§ **TO BE DONE**
Retype the whole listing, please, keeping every line exact and dropping the pictures.

§ **TASK MATERIAL**
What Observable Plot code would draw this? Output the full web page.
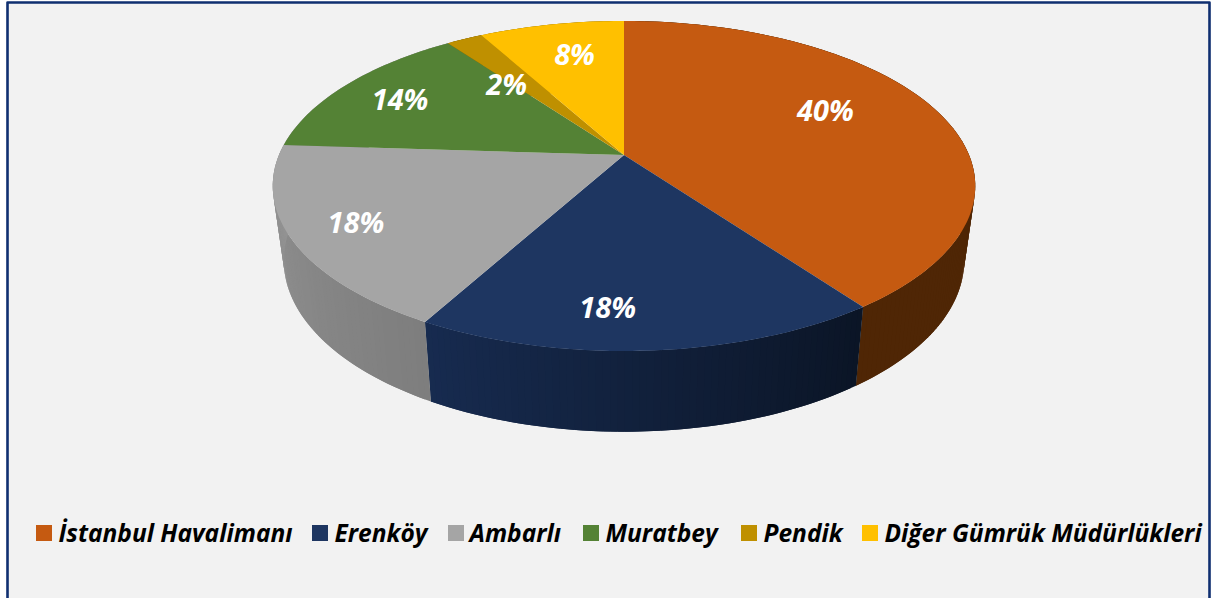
<!DOCTYPE html>
<html>
<head>
<meta charset="utf-8">
<script src="https://cdn.jsdelivr.net/npm/d3@7"></script>
<script src="https://cdn.jsdelivr.net/npm/@observablehq/plot@0.6"></script>
<style>
html,body{margin:0;padding:0;background:#fff;overflow:hidden}
svg{display:block}
</style>
</head>
<body>
<div id="chart"></div>
<script>
const categories = ["İstanbul Havalimanı", "Erenköy", "Ambarlı", "Muratbey", "Pendik", "Diğer Gümrük Müdürlükleri"];
const shares = [40, 18, 18, 14, 2, 8];
const percentLabels = ["40%", "18%", "18%", "14%", "2%", "8%"];

// styles and layout, kept apart from the values
const W = 1213, H = 598;
const topColors = ["#c55a11", "#1e3661", "#a5a5a5", "#548235", "#bf9000", "#ffc000"];
const wallColors = [["#4f2605", "#4f2605"], ["#0b1526", "#172b50"], ["#7e7e7e", "#959595"],
                    ["#959595", "#959595"], ["#7a5c00", "#7a5c00"], ["#a37b00", "#a37b00"]];
const legendSwatchX = [36, 312, 448, 583, 741, 862];
const legendTextX = [58, 334, 469, 605, 763, 884];
const labelRadius = [0.68, 0.815, 0.822, 0.788, 0.605, 0.73];
const labelTurn = [-7.4, 6.5, 0, -0.8, -5.6, 1.4];
const FONT = "'Open Sans', sans-serif";

// perspective of the pie's top face and of its lower rim
const topFace = {A: 345, B: 159.2, k: 0.1879, cx: 624, cy: 155};
const lowRim = {A: 334, B: 165, k: 0.19, cx: 624, cy: 228};
const project = (p, deg, r = 1) => {
  const a = deg * Math.PI / 180, u = r * Math.sin(a), v = r * Math.cos(a), d = 1 + p.k * v;
  return [p.cx + p.A * u / d, p.cy - p.B * v / d];
};

const total = d3.sum(shares);
const cum = d3.cumsum(shares);
const slices = shares.map((s, i) => ({i, start: (cum[i] - s) / total * 360, end: cum[i] / total * 360}));

const topRows = [], wallRows = [];
for (const s of slices) {
  const n = Math.max(2, Math.ceil(s.end - s.start));
  const interp = d3.interpolateRgb(wallColors[s.i][0], wallColors[s.i][1]);
  for (let j = 0; j <= n; j++) {
    const deg = s.start + (s.end - s.start) * j / n;
    const [x, y] = project(topFace, deg);
    topRows.push({id: s.i, x1: topFace.cx, y1: topFace.cy, x2: x, y2: y});
  }
  // each wall strip runs a little into the next one, so that no seam shows between them
  for (let j = 0; j < n; j++) {
    for (const q of [j, Math.min(j + 2, n)]) {
      const deg = s.start + (s.end - s.start) * q / n;
      const [x, y] = project(topFace, deg);
      const [xb, yb] = project(lowRim, deg);
      wallRows.push({id: s.i + "-" + j, x1: x, y1: y, x2: xb, y2: yb, color: interp(j / n)});
    }
  }
}
const labels = slices.map(s => {
  const [x, y] = project(topFace, (s.start + s.end) / 2 + labelTurn[s.i], labelRadius[s.i]);
  return {x, y, text: percentLabels[s.i]};
});
const legend = categories.map((name, i) => ({name, color: topColors[i], sx: legendSwatchX[i], tx: legendTextX[i]}));

const plot = Plot.plot({
  width: W, height: H,
  marginTop: 0, marginRight: 0, marginBottom: 0, marginLeft: 0,
  style: {background: "#fff", fontFamily: FONT},
  x: {domain: [0, W], range: [0, W], axis: null},
  y: {domain: [0, H], range: [0, H], axis: null},
  color: {type: "identity"},
  marks: [
    Plot.rect([{}], {x1: () => 7, x2: () => 1209, y1: () => 2, y2: () => H, fill: "#f2f2f2"}),
    Plot.line([[7, H], [7, 2], [1209, 2], [1209, H]], {x: d => d[0], y: d => d[1], stroke: "#0f2f70", strokeWidth: 2.6, curve: "linear"}),
    Plot.area(wallRows, {x1: "x1", y1: "y1", x2: "x2", y2: "y2", z: "id", fill: "color", curve: "linear"}),
    Plot.area(topRows, {x1: "x1", y1: "y1", x2: "x2", y2: "y2", z: "id", fill: d => topColors[d.id], curve: "linear"}),
    Plot.text(labels, {x: "x", y: "y", text: "text", fill: "#fff", fontSize: 29, fontWeight: 700, fontStyle: "italic", fontFamily: FONT, textAnchor: "middle", lineAnchor: "middle"}),
    Plot.rect(legend, {x1: "sx", x2: d => d.sx + 16, y1: () => 525, y2: () => 541, fill: "color"}),
    Plot.text(legend, {x: "tx", y: () => 541, text: "name", fill: "#000", fontSize: 24.5, fontWeight: 700, fontStyle: "italic", fontFamily: FONT, textAnchor: "start", lineAnchor: "bottom"})
  ]
});
document.getElementById("chart").append(plot);
</script>
</body>
</html>
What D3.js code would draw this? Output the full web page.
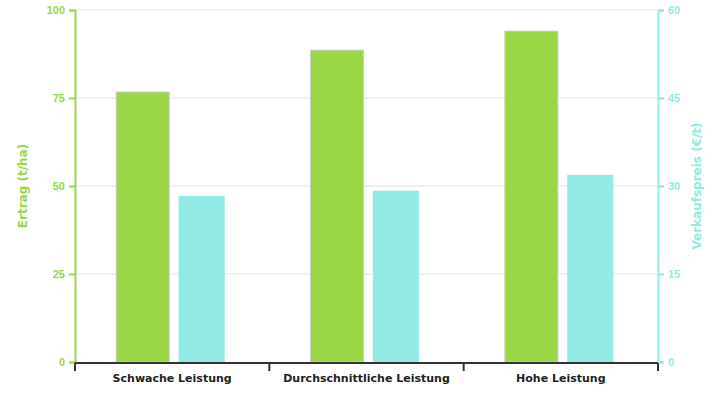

§ **RESPONSE TO THIS TASK**
What Observable Plot code would draw this? Output the full web page.
<!DOCTYPE html>
<html>
<head>
<meta charset="utf-8">
<script src="https://cdn.jsdelivr.net/npm/d3@7"></script>
<script src="https://cdn.jsdelivr.net/npm/@observablehq/plot@0.6"></script>
<style>
html,body{margin:0;padding:0;background:#fff;overflow:hidden}
svg{display:block}
</style>
</head>
<body>
<div id="chart"></div>
<script>
const categories = ["İstanbul Havalimanı", "Erenköy", "Ambarlı", "Muratbey", "Pendik", "Diğer Gümrük Müdürlükleri"];
const shares = [40, 18, 18, 14, 2, 8];
const percentLabels = ["40%", "18%", "18%", "14%", "2%", "8%"];

// styles and layout, kept apart from the values
const W = 1213, H = 598;
const topColors = ["#c55a11", "#1e3661", "#a5a5a5", "#548235", "#bf9000", "#ffc000"];
const wallColors = [["#4f2605", "#4f2605"], ["#0b1526", "#172b50"], ["#7e7e7e", "#959595"],
                    ["#959595", "#959595"], ["#7a5c00", "#7a5c00"], ["#a37b00", "#a37b00"]];
const legendSwatchX = [36, 312, 448, 583, 741, 862];
const legendTextX = [58, 334, 469, 605, 763, 884];
const labelRadius = [0.68, 0.815, 0.822, 0.788, 0.605, 0.73];
const labelTurn = [-7.4, 6.5, 0, -0.8, -5.6, 1.4];
const FONT = "'Open Sans', sans-serif";

// perspective of the pie's top face and of its lower rim
const topFace = {A: 345, B: 159.2, k: 0.1879, cx: 624, cy: 155};
const lowRim = {A: 334, B: 165, k: 0.19, cx: 624, cy: 228};
const project = (p, deg, r = 1) => {
  const a = deg * Math.PI / 180, u = r * Math.sin(a), v = r * Math.cos(a), d = 1 + p.k * v;
  return [p.cx + p.A * u / d, p.cy - p.B * v / d];
};

const total = d3.sum(shares);
const cum = d3.cumsum(shares);
const slices = shares.map((s, i) => ({i, start: (cum[i] - s) / total * 360, end: cum[i] / total * 360}));

const topRows = [], wallRows = [];
for (const s of slices) {
  const n = Math.max(2, Math.ceil(s.end - s.start));
  const interp = d3.interpolateRgb(wallColors[s.i][0], wallColors[s.i][1]);
  for (let j = 0; j <= n; j++) {
    const deg = s.start + (s.end - s.start) * j / n;
    const [x, y] = project(topFace, deg);
    topRows.push({id: s.i, x1: topFace.cx, y1: topFace.cy, x2: x, y2: y});
  }
  // each wall strip runs a little into the next one, so that no seam shows between them
  for (let j = 0; j < n; j++) {
    for (const q of [j, Math.min(j + 2, n)]) {
      const deg = s.start + (s.end - s.start) * q / n;
      const [x, y] = project(topFace, deg);
      const [xb, yb] = project(lowRim, deg);
      wallRows.push({id: s.i + "-" + j, x1: x, y1: y, x2: xb, y2: yb, color: interp(j / n)});
    }
  }
}
const labels = slices.map(s => {
  const [x, y] = project(topFace, (s.start + s.end) / 2 + labelTurn[s.i], labelRadius[s.i]);
  return {x, y, text: percentLabels[s.i]};
});
const legend = categories.map((name, i) => ({name, color: topColors[i], sx: legendSwatchX[i], tx: legendTextX[i]}));

const plot = Plot.plot({
  width: W, height: H,
  marginTop: 0, marginRight: 0, marginBottom: 0, marginLeft: 0,
  style: {background: "#fff", fontFamily: FONT},
  x: {domain: [0, W], range: [0, W], axis: null},
  y: {domain: [0, H], range: [0, H], axis: null},
  color: {type: "identity"},
  marks: [
    Plot.rect([{}], {x1: () => 7, x2: () => 1209, y1: () => 2, y2: () => H, fill: "#f2f2f2"}),
    Plot.line([[7, H], [7, 2], [1209, 2], [1209, H]], {x: d => d[0], y: d => d[1], stroke: "#0f2f70", strokeWidth: 2.6, curve: "linear"}),
    Plot.area(wallRows, {x1: "x1", y1: "y1", x2: "x2", y2: "y2", z: "id", fill: "color", curve: "linear"}),
    Plot.area(topRows, {x1: "x1", y1: "y1", x2: "x2", y2: "y2", z: "id", fill: d => topColors[d.id], curve: "linear"}),
    Plot.text(labels, {x: "x", y: "y", text: "text", fill: "#fff", fontSize: 29, fontWeight: 700, fontStyle: "italic", fontFamily: FONT, textAnchor: "middle", lineAnchor: "middle"}),
    Plot.rect(legend, {x1: "sx", x2: d => d.sx + 16, y1: () => 525, y2: () => 541, fill: "color"}),
    Plot.text(legend, {x: "tx", y: () => 541, text: "name", fill: "#000", fontSize: 24.5, fontWeight: 700, fontStyle: "italic", fontFamily: FONT, textAnchor: "start", lineAnchor: "bottom"})
  ]
});
document.getElementById("chart").append(plot);
</script>
</body>
</html>
What D3.js code would draw this? Output the full web page.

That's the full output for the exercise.